Now we're home, and my hair is still too short. Cute, but not what I wanted. I will try to lay that aside and enjoy the many spoils of our vacation--the postcards and books and interesting pamphlets. The fact that my children did not self-destruct and no waitresses were harmed during our stay in the capitol city. Because that's much more important than my hair, right? I'm pretty sure it is.

Saturday, March 6, 2010

Another Crazy Week

Busy, busy again, and add to that I got sick on Tuesday night. I was watching Jack's basketball game, and suddenly I felt my cheeks get hot. The excitement of the game? Maybe. But as soon as we got home, I went to bed, and I had a hard time getting up in the morning.

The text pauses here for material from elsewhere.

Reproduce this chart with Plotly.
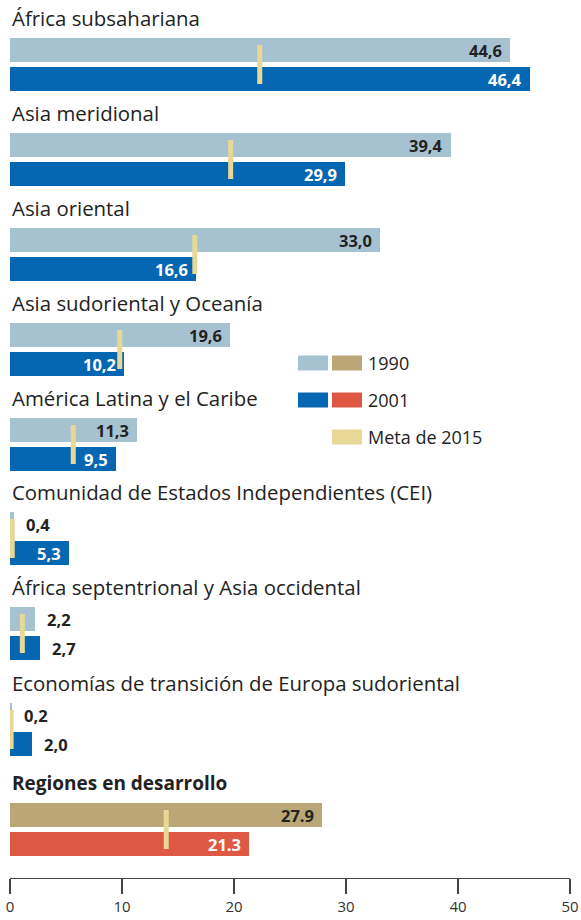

But it was one of those weeks when I couldn't stay in bed. Fortunately, I was functional, and so I got 'er done, and I tried to keep my woes to myself.

Now we're on our way to Washington, D.C., for four days, and when we return I'll have the rest of the week to lounge about, since it's the boys' spring break. I have big dreams of doing a thorough spring cleaning. I want to clean out all the cupboards and straighten out the laundry room and dust all the places that don't get dusted (there are a lot of those) and go through the kids' stuff and purge.

Jack's team lost the game, by the way. But they played well, and Jack was Mr. Defense. It's funny, the assumptions you make about your children. Jack is not a big jock, and I've always assumed his athletic skills were limited--that he was like me in that regard. But he's really put his mind to it this season and tried hard. It's made me very proud of him, and really thrilled me to see how much better he's gotten. It's been an important lesson in remembering my kids are still growing and developing and that nothing is set in stone yet. Maybe I've been too quick to label Jack as smart but not athletic. Who knows what surprises he still has up his sleeve?